Sergey Kiriyenko (robertamsterdam.com)
Russian nuclear chief, the man who was a supervisor of most of the former Soviet Union nuclear facilities told on Tuesday Russian Prime Minister Vladimir Putin that the worst case scenario for the Japanese stricken nuclear plant at Fukushima is for all the six reactor to melt down.
Sergey Kiriyenko called this catastrophe the worst such accident since Chernobyl in 1986, in Ukraine, when a nuclear plant reactor exploded creating a disaster that still shows effects to this day.

Fukushima Explosion, Reaction 1 (insideireland.ie)
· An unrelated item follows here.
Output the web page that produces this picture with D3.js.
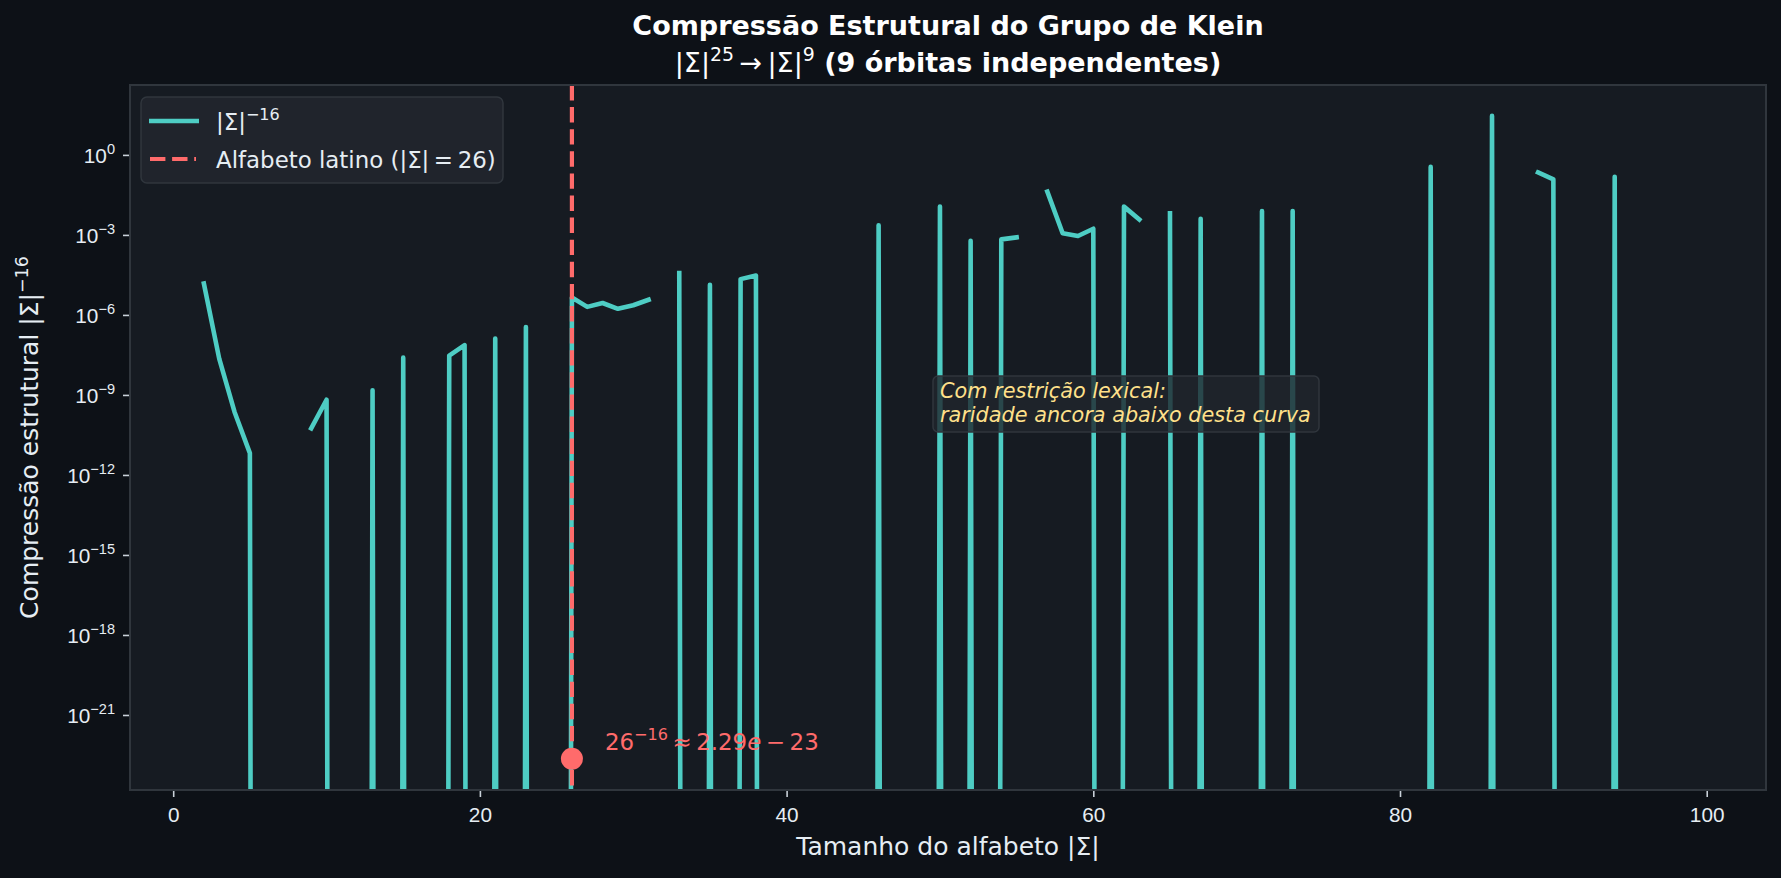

Kiriyenko briefed the Russian PM at his residence in Moscow and told him that even though the reactors melt all that still doesn’t mean that would lead to an explosion of the rector.
He said that the gas released from the damaged reactors increased the level of radiation, while the water used for the cooling of the reactor core may affect the water table for a long time.
The expert said that it was the failure of the Japanese government to cool the core that led to overheat and to sparking of a fire at reactor no. 4.
He said that the temperature was also increasing at the reactors no 5 and 6 and that even so the chances of a devastating explosion the likes of the one in Chernobyl are very slim.
Sergey Kiriyenko complained that Russian experts had to make out these realities from data they received, and that these were mainly out of date or patched.
Russian authorities began evacuation in the Kurile Islands and Vladivostok region as situation gets worse in Japan after a reactor at Fukushima collapsed.